В киоске продаются главнейшие советские издания и газеты, между ними, конечно, "Правда", хотя мне еще трудно читать по-русски, все же я прочитываю все статьи и сообщения о Вашей работе и о работе товарищей Кренкеля, Ширшова и Федорова. Я прочитал также Ваш дневник. Правда, и до Вас люди стремились к полюсу и достигали его, но вы впервые его "освоили", устроились там, как дома, и "сидели выше всех на земном шаре". И вдруг на одной из страниц Вашего дневника я увидел свое имя. Я покраснел как рак (на четверть от смущения, на три четверти от радости). В своей записи от 1 июля Вы пишете, что прочли мой роман "Испытание", но Вы только отметили этот факт, не подвергнув книгу критике. Но Вы все же отмечаете: "Читал книгу до поздней ночи", а следующий абзац гласит: "С утра мы с новыми силами принялись за наш 16-часовой рабочий день". Это я считаю критикой, которая меня осчастливила.

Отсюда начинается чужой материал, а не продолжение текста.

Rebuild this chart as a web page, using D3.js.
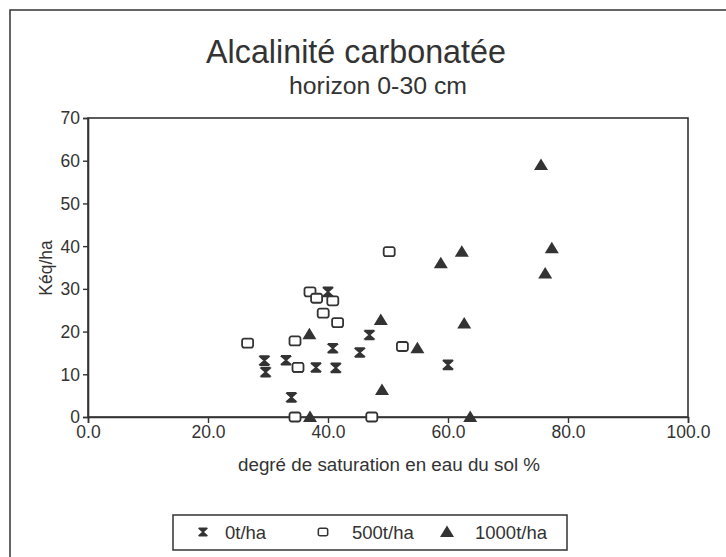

Вы говорите о моей книге в записи от 21 июля. Вы тогда уже 2 месяца находились на дрейфующей льдине. Через три дня после этой даты я вступил добровольцем в ряды испанской народной армии, был бойцом батальона Эрнста Тельмана 11-й интернациональной бригады. Вы и Ваши храбрые товарищи на льдине побеждали все трудности и коварства Арктики, а мы в это время под палящим солнцем сражались против международного фашизма, значит, мы с вами сражались на одном общем фронте, проходящем, если так можно выразиться, от полюса до полюса. Вам выпало на долю не только сражаться на мирном фронте науки и исследований на пользу развития всего человечества.